■ **What you need to do**: Extract, in full, the lines below, beginning at the first and ending with the line that contains "0.0007, 0.0005, 0.0004];". Pictures do not belong in the copy.

[Records excerpted from a collection]
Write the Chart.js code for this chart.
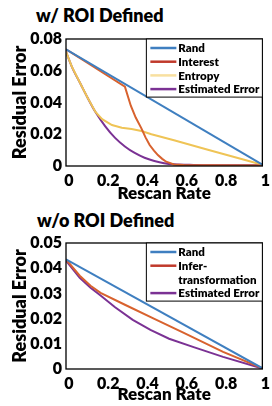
<!DOCTYPE html>
<html>
<head>
<meta charset="utf-8">
<script src="https://cdn.jsdelivr.net/npm/chart.js@4"></script>
<style>
  body { margin: 0; background: #fff; }
  #wrap { position: relative; width: 272px; height: 406px; overflow: hidden; }
  canvas { position: absolute; left: 0; }
  .ttl { position: absolute; font: 800 18px Lato, sans-serif; color: #000; white-space: nowrap; }
</style>
</head>
<body>
<div id="wrap">
  <div class="ttl" style="left:36px; top:4px;">w/ ROI Defined</div>
  <canvas id="c1" width="272" height="203" style="top:0"></canvas>
  <div class="ttl" style="left:37px; top:209px;">w/o ROI Defined</div>
  <canvas id="c2" width="272" height="203" style="top:203px"></canvas>
</div>
<script>
// tick labels
const rateTicks = [0, 0.2, 0.4, 0.6, 0.8, 1];
const roiErrTicks = [0, 0.02, 0.04, 0.06, 0.08];
const noRoiErrTicks = [0, 0.01, 0.02, 0.03, 0.04, 0.05];

// w/ ROI Defined
const roiRandX = [0, 1];
const roiRandY = [0.0735, 0.0008];
const roiInterestX = [0, 0.1, 0.2, 0.30, 0.33, 0.355, 0.384, 0.405, 0.426, 0.448, 0.468, 0.49, 0.51, 0.55, 0.6, 0.75, 1];
const roiInterestY = [0.0735, 0.0657, 0.0578, 0.050, 0.038, 0.0305, 0.0237, 0.018, 0.0132, 0.0097, 0.0069, 0.0045, 0.0027, 0.001, 0.0006, 0.0004, 0.0003];
const roiEntropyX = [0, 0.03, 0.075, 0.11, 0.15, 0.184, 0.234, 0.284, 0.334, 0.384, 0.435, 0.55, 0.727, 1];
const roiEntropyY = [0.072, 0.0625, 0.0515, 0.043, 0.034, 0.0295, 0.0258, 0.0241, 0.0233, 0.022, 0.020, 0.0162, 0.0101, 0.0008];
const roiEstX = [0, 0.03, 0.075, 0.11, 0.15, 0.2, 0.25, 0.3, 0.35, 0.4, 0.45, 0.5, 0.55, 0.65, 0.8, 1];
const roiEstY = [0.072, 0.0625, 0.0515, 0.043, 0.034, 0.025, 0.0177, 0.0123, 0.0082, 0.0052, 0.0032, 0.0018, 0.0011, 0.0007, 0.0005, 0.0004];

// w/o ROI Defined
const noRandX = [0, 1];
const noRandY = [0.0435, 0.0003];
const noInferX = [0, 0.07, 0.125, 0.176, 0.3, 0.45, 0.6, 0.8, 1];
const noInferY = [0.0435, 0.037, 0.033, 0.0302, 0.0255, 0.0199, 0.0143, 0.0068, 0.0003];
const noEstX = [0, 0.07, 0.125, 0.176, 0.25, 0.34, 0.43, 0.525, 0.65, 0.8, 1];
const noEstY = [0.043, 0.0362, 0.0322, 0.0292, 0.0245, 0.0195, 0.0155, 0.012, 0.0087, 0.0048, 0.0002];

const BLUE = '#3f7fc0', ORANGE = '#d8622e', YELLOW = '#efc456', PURPLE = '#7b3294';
const FONT = 'Lato';

function pts(xs, ys) {
  return xs.map((x, i) => ({ x: x, y: ys[i] }));
}

function line(label, xs, ys, color, legendColor, smooth) {
  return {
    label: label,
    data: pts(xs, ys),
    borderColor: color,
    legendColor: legendColor || color,
    borderWidth: 2,
    pointRadius: 0,
    tension: smooth ? 0.4 : 0,
    cubicInterpolationMode: smooth ? 'monotone' : 'default',
    fill: false,
  };
}

// box round the plot plus a legend drawn inside it, top right
const framePlugin = {
  id: 'frameLegend',
  afterDatasetsDraw(chart, args, opts) {
    const { ctx, chartArea: a } = chart;
    ctx.save();
    ctx.strokeStyle = '#000';
    ctx.lineWidth = 1.3;
    ctx.strokeRect(a.left, a.top, a.right - a.left, a.bottom - a.top);

    const rows = [];
    chart.data.datasets.forEach(ds => {
      const lines = Array.isArray(ds.label) ? ds.label : [ds.label];
      lines.forEach((t, i) => rows.push({ text: t, color: i === 0 ? ds.legendColor : null }));
    });
    const w = opts.width, rowH = 13.7;
    const h = 9 + (rows.length - 1) * rowH + 8;
    const left = a.right - w, top = a.top;
    ctx.fillStyle = '#fff';
    ctx.fillRect(left, top, w, h);
    ctx.lineWidth = 1;
    ctx.strokeRect(left, top, w, h);
    ctx.font = '800 11.5px ' + FONT + ', sans-serif';
    ctx.textBaseline = 'middle';
    ctx.textAlign = 'left';
    rows.forEach((r, i) => {
      const y = top + 9 + i * rowH;
      if (r.color) {
        ctx.strokeStyle = r.color;
        ctx.lineWidth = 2.5;
        ctx.beginPath();
        ctx.moveTo(left + 4, y);
        ctx.lineTo(left + 30, y);
        ctx.stroke();
      }
      ctx.fillStyle = '#000';
      ctx.fillText(r.text, left + 32, y + 0.5);
    });
    ctx.restore();
  }
};

function makeChart(id, datasets, yMax, yTicks, topPad, titlePad) {
  return new Chart(document.getElementById(id), {
    type: 'line',
    data: { datasets: datasets },
    plugins: [framePlugin],
    options: {
      responsive: false,
      animation: false,
      layout: { padding: { top: topPad, right: 8, left: 0, bottom: 0 } },
      plugins: {
        legend: { display: false },
        tooltip: { enabled: false },
        frameLegend: { width: 116 },
      },
      scales: {
        x: {
          type: 'linear',
          min: 0,
          max: 1,
          afterBuildTicks: s => { s.ticks = rateTicks.map(v => ({ value: v })); },
          afterFit: s => { s.height = 37; },
          grid: { display: false, drawTicks: false },
          border: { display: false },
          ticks: {
            color: '#000', padding: 5, maxRotation: 0, labelOffset: 3,
            callback: v => String(v),
            font: { family: FONT, weight: 800, size: 16 },
          },
          title: {
            display: true,
            text: 'Rescan Rate',
            color: '#000',
            padding: { top: 0, bottom: titlePad },
            font: { family: FONT, weight: 800, size: 17, lineHeight: 1.15 },
          },
        },
        y: {
          type: 'linear',
          min: 0,
          max: yMax,
          afterBuildTicks: s => { s.ticks = yTicks.map(v => ({ value: v })); },
          afterFit: s => { s.width = 66; },
          grid: { display: false, drawTicks: false },
          border: { display: false },
          ticks: {
            color: '#000', padding: 4,
            callback: v => String(v),
            font: { family: FONT, weight: 800, size: 16 },
          },
          title: {
            display: true,
            text: 'Residual Error',
            color: '#000',
            padding: { top: 9, bottom: 0 },
            font: { family: FONT, weight: 800, size: 18, lineHeight: 1.2 },
          },
        },
      },
    },
  });
}

makeChart('c1', [
  line('Rand', roiRandX, roiRandY, BLUE),
  line('Interest', roiInterestX, roiInterestY, ORANGE, '#c0392b'),
  line('Entropy', roiEntropyX, roiEntropyY, YELLOW, '#f8e0a0'),
  line('Estimated Error', roiEstX, roiEstY, PURPLE, null, true),
], 0.08, roiErrTicks, 39, 0);

makeChart('c2', [
  line('Rand', noRandX, noRandY, BLUE),
  line(['Infer-', 'transformation'], noInferX, noInferY, ORANGE, '#c0392b'),
  line('Estimated Error', noEstX, noEstY, PURPLE),
], 0.05, noRoiErrTicks, 40, 2);
</script>
</body>
</html>
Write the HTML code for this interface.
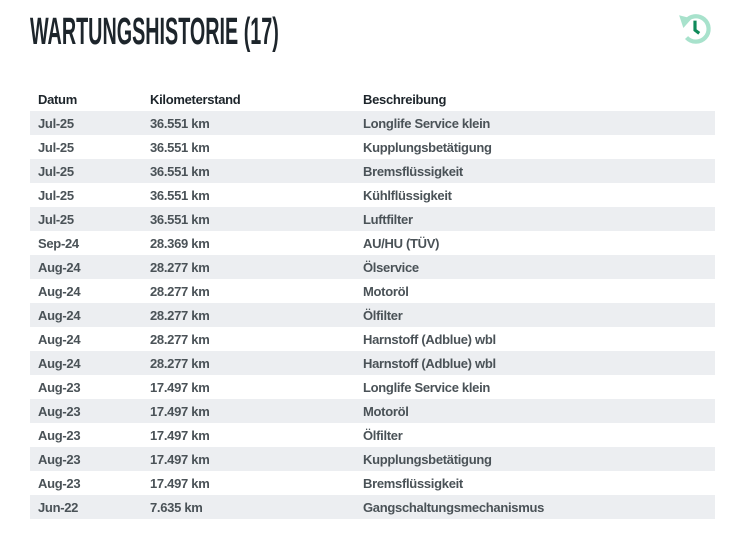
<!DOCTYPE html>
<html><head><meta charset="utf-8"><style>
body{margin:0;width:747px;height:533px;background:#fff;font-family:"Liberation Sans",sans-serif;overflow:hidden;position:relative}
h1{position:absolute;left:30px;top:11px;margin:0;font-size:38px;font-weight:bold;color:#1d252b;transform:scaleX(0.52);transform-origin:0 0;white-space:nowrap;letter-spacing:0px}
table{position:absolute;left:30px;top:87px;width:685px;border-collapse:collapse;font-size:13px;color:#2b3338;letter-spacing:-0.3px}
td,th{height:24px;padding:0 0 0 8px;text-align:left;white-space:nowrap}
th{font-weight:bold;color:#1d252b}
tbody tr:nth-child(odd){background:#eceef1}
td{font-weight:bold;color:#4a5257}
.c1{width:104px}.c2{width:205px}
</style></head><body>
<h1>WARTUNGSHISTORIE (17)</h1>
<svg style="position:absolute;left:677px;top:10px" width="36" height="36" viewBox="0 0 34 34">
<path d="M8 11 A12 12 0 1 1 9 26" fill="none" stroke="#a8e2cc" stroke-width="4"/>
<polygon points="2,5 14,8 6,17" fill="#a8e2cc"/>
<path d="M17 10 V19 L21 22" fill="none" stroke="#0f8a5a" stroke-width="3"/>
</svg>
<table>
<thead><tr><th class="c1">Datum</th><th class="c2">Kilometerstand</th><th>Beschreibung</th></tr></thead>
<tbody>
<tr><td>Jul-25</td><td>36.551 km</td><td>Longlife Service klein</td></tr>
<tr><td>Jul-25</td><td>36.551 km</td><td>Kupplungsbetätigung</td></tr>
<tr><td>Jul-25</td><td>36.551 km</td><td>Bremsflüssigkeit</td></tr>
<tr><td>Jul-25</td><td>36.551 km</td><td>Kühlflüssigkeit</td></tr>
<tr><td>Jul-25</td><td>36.551 km</td><td>Luftfilter</td></tr>
<tr><td>Sep-24</td><td>28.369 km</td><td>AU/HU (TÜV)</td></tr>
<tr><td>Aug-24</td><td>28.277 km</td><td>Ölservice</td></tr>
<tr><td>Aug-24</td><td>28.277 km</td><td>Motoröl</td></tr>
<tr><td>Aug-24</td><td>28.277 km</td><td>Ölfilter</td></tr>
<tr><td>Aug-24</td><td>28.277 km</td><td>Harnstoff (Adblue) wbl</td></tr>
<tr><td>Aug-24</td><td>28.277 km</td><td>Harnstoff (Adblue) wbl</td></tr>
<tr><td>Aug-23</td><td>17.497 km</td><td>Longlife Service klein</td></tr>
<tr><td>Aug-23</td><td>17.497 km</td><td>Motoröl</td></tr>
<tr><td>Aug-23</td><td>17.497 km</td><td>Ölfilter</td></tr>
<tr><td>Aug-23</td><td>17.497 km</td><td>Kupplungsbetätigung</td></tr>
<tr><td>Aug-23</td><td>17.497 km</td><td>Bremsflüssigkeit</td></tr>
<tr><td>Jun-22</td><td>7.635 km</td><td>Gangschaltungsmechanismus</td></tr>
</tbody></table>
</body></html>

■ **Task result**:
Write the Chart.js code for this chart.
<!DOCTYPE html>
<html>
<head>
<meta charset="utf-8">
<script src="https://cdn.jsdelivr.net/npm/chart.js@4"></script>
<style>
  body { margin: 0; background: #fff; }
  #wrap { position: relative; width: 272px; height: 406px; overflow: hidden; }
  canvas { position: absolute; left: 0; }
  .ttl { position: absolute; font: 800 18px Lato, sans-serif; color: #000; white-space: nowrap; }
</style>
</head>
<body>
<div id="wrap">
  <div class="ttl" style="left:36px; top:4px;">w/ ROI Defined</div>
  <canvas id="c1" width="272" height="203" style="top:0"></canvas>
  <div class="ttl" style="left:37px; top:209px;">w/o ROI Defined</div>
  <canvas id="c2" width="272" height="203" style="top:203px"></canvas>
</div>
<script>
// tick labels
const rateTicks = [0, 0.2, 0.4, 0.6, 0.8, 1];
const roiErrTicks = [0, 0.02, 0.04, 0.06, 0.08];
const noRoiErrTicks = [0, 0.01, 0.02, 0.03, 0.04, 0.05];

// w/ ROI Defined
const roiRandX = [0, 1];
const roiRandY = [0.0735, 0.0008];
const roiInterestX = [0, 0.1, 0.2, 0.30, 0.33, 0.355, 0.384, 0.405, 0.426, 0.448, 0.468, 0.49, 0.51, 0.55, 0.6, 0.75, 1];
const roiInterestY = [0.0735, 0.0657, 0.0578, 0.050, 0.038, 0.0305, 0.0237, 0.018, 0.0132, 0.0097, 0.0069, 0.0045, 0.0027, 0.001, 0.0006, 0.0004, 0.0003];
const roiEntropyX = [0, 0.03, 0.075, 0.11, 0.15, 0.184, 0.234, 0.284, 0.334, 0.384, 0.435, 0.55, 0.727, 1];
const roiEntropyY = [0.072, 0.0625, 0.0515, 0.043, 0.034, 0.0295, 0.0258, 0.0241, 0.0233, 0.022, 0.020, 0.0162, 0.0101, 0.0008];
const roiEstX = [0, 0.03, 0.075, 0.11, 0.15, 0.2, 0.25, 0.3, 0.35, 0.4, 0.45, 0.5, 0.55, 0.65, 0.8, 1];
const roiEstY = [0.072, 0.0625, 0.0515, 0.043, 0.034, 0.025, 0.0177, 0.0123, 0.0082, 0.0052, 0.0032, 0.0018, 0.0011, 0.0007, 0.0005, 0.0004];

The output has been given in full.